**Written exercise:**
Return the whole listing, line for line, without the pictures in it.

**Given data:**
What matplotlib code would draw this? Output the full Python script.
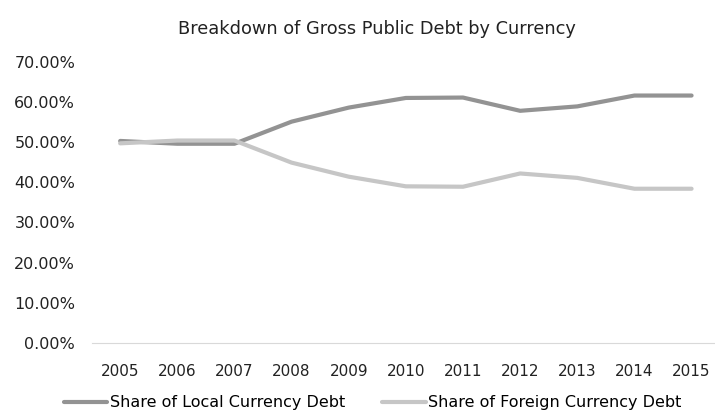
import matplotlib
matplotlib.use('Agg')
import matplotlib.pyplot as plt
from matplotlib.ticker import FuncFormatter

years = ['2005', '2006', '2007', '2008', '2009', '2010', '2011', '2012', '2013', '2014', '2015']
local_share = [50.3, 49.6, 49.6, 55.1, 58.6, 61.0, 61.1, 57.8, 58.9, 61.6, 61.6]
foreign_share = [49.7, 50.4, 50.4, 44.9, 41.4, 39.0, 38.9, 42.2, 41.1, 38.4, 38.4]

matplotlib.rcParams.update({'font.size': 11, 'font.family': 'DejaVu Sans'})

fig = plt.figure(figsize=(7.15, 4.12), dpi=100)
ax = fig.add_axes([0.1285, 0.1675, 0.8715, 0.6825])

x = range(len(years))
ax.plot(x, [v / 100 for v in local_share], color='#939393', lw=3.0,
        solid_capstyle='round', label='Share of Local Currency Debt')
ax.plot(x, [v / 100 for v in foreign_share], color='#c6c6c6', lw=3.0,
        solid_capstyle='round', label='Share of Foreign Currency Debt')

ax.set_ylim(0, 0.7)
ax.set_xlim(-0.495, 10.41)
ax.set_yticks([i / 10 for i in range(8)])
ax.yaxis.set_major_formatter(FuncFormatter(lambda v, p: '%.2f%%' % (v * 100)))
ax.set_xticks(list(x))
ax.set_xticklabels(years)
ax.tick_params(length=0, labelsize=11, colors='#222222')
ax.tick_params(axis='y', labelsize=11.5, pad=12)
ax.tick_params(axis='x', pad=15)

for s in ['top', 'right', 'left']:
    ax.spines[s].set_visible(False)
ax.spines['bottom'].set_color('#d9d9d9')

fig.suptitle('Breakdown of Gross Public Debt by Currency', x=0.527, y=0.952, fontsize=12.8, color='#222222')

fig.legend(loc='center', bbox_to_anchor=(0.521, 0.022), ncol=2, frameon=False,
           fontsize=11.5, handlelength=2.75, handletextpad=0.15, columnspacing=2.3)

plt.savefig('out.png', dpi=100)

**Completed exercise:**
What matplotlib code would draw this? Output the full Python script.
import matplotlib
matplotlib.use('Agg')
import matplotlib.pyplot as plt
from matplotlib.ticker import FuncFormatter

years = ['2005', '2006', '2007', '2008', '2009', '2010', '2011', '2012', '2013', '2014', '2015']
local_share = [50.3, 49.6, 49.6, 55.1, 58.6, 61.0, 61.1, 57.8, 58.9, 61.6, 61.6]
foreign_share = [49.7, 50.4, 50.4, 44.9, 41.4, 39.0, 38.9, 42.2, 41.1, 38.4, 38.4]

matplotlib.rcParams.update({'font.size': 11, 'font.family': 'DejaVu Sans'})

fig = plt.figure(figsize=(7.15, 4.12), dpi=100)
ax = fig.add_axes([0.1285, 0.1675, 0.8715, 0.6825])

x = range(len(years))
ax.plot(x, [v / 100 for v in local_share], color='#939393', lw=3.0,
        solid_capstyle='round', label='Share of Local Currency Debt')
ax.plot(x, [v / 100 for v in foreign_share], color='#c6c6c6', lw=3.0,
        solid_capstyle='round', label='Share of Foreign Currency Debt')

ax.set_ylim(0, 0.7)
ax.set_xlim(-0.495, 10.41)
ax.set_yticks([i / 10 for i in range(8)])
ax.yaxis.set_major_formatter(FuncFormatter(lambda v, p: '%.2f%%' % (v * 100)))
ax.set_xticks(list(x))
ax.set_xticklabels(years)
ax.tick_params(length=0, labelsize=11, colors='#222222')
ax.tick_params(axis='y', labelsize=11.5, pad=12)
ax.tick_params(axis='x', pad=15)

for s in ['top', 'right', 'left']:
    ax.spines[s].set_visible(False)
ax.spines['bottom'].set_color('#d9d9d9')

fig.suptitle('Breakdown of Gross Public Debt by Currency', x=0.527, y=0.952, fontsize=12.8, color='#222222')

fig.legend(loc='center', bbox_to_anchor=(0.521, 0.022), ncol=2, frameon=False,
           fontsize=11.5, handlelength=2.75, handletextpad=0.15, columnspacing=2.3)

plt.savefig('out.png', dpi=100)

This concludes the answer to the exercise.